Dans le cadre des baux commerciaux, la mise en jeu de la clause résolutoire peut conduire à la perte du fonds de commerce et du droit au bail, actifs souvent vitaux pour l’entreprise locataire. Une décision de la Cour d’appel de Lyon du 12 janvier 2022 a confirmé la résiliation d’un bail commercial suite à des impayés consécutifs à une demande de renégociation rejetée, illustrant la fermeté des tribunaux sur ce point.

Pour les baux d’habitation, le risque d’une procédure d’expulsion devient tangible après une période d’impayés, avec toutes les difficultés sociales que cela implique. Bien que les délais de grâce prévus par l’article 1343-5 du Code civil puissent offrir une bouffée d’oxygène temporaire, ils ne constituent pas une solution pérenne.

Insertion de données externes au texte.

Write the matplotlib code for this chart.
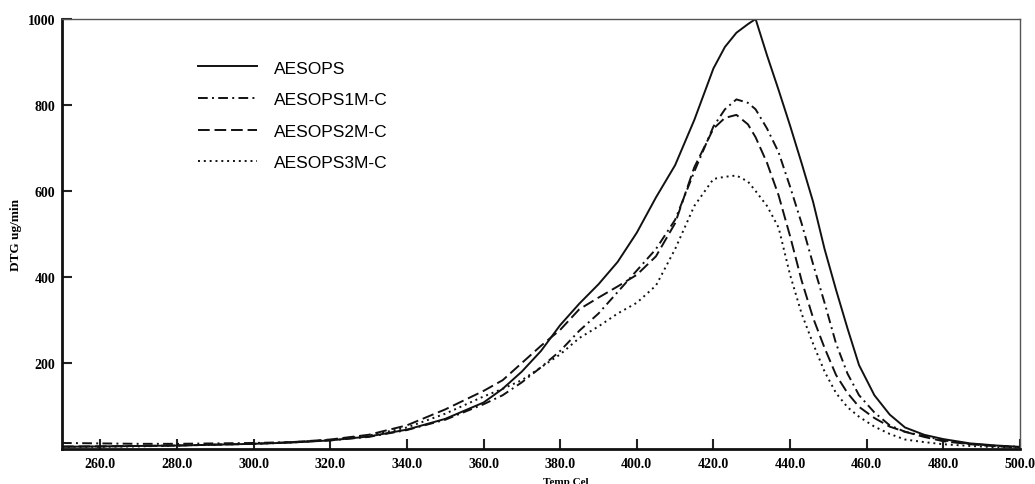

Impacts financiers et opérationnels

Au-delà des aspects purement juridiques, le refus de renégociation peut entraîner une détérioration rapide de la trésorerie du locataire. Pour une entreprise, cela peut précipiter une cessation des paiements et l’ouverture de procédures collectives (sauvegarde, redressement ou liquidation judiciaire). Un arrêt de la Cour de cassation du 7 juillet 2020 a d’ailleurs reconnu que des loyers disproportionnés par rapport aux capacités financières actuelles d’une entreprise pouvaient constituer un élément déclencheur de difficultés justifiant l’ouverture d’une procédure de sauvegarde.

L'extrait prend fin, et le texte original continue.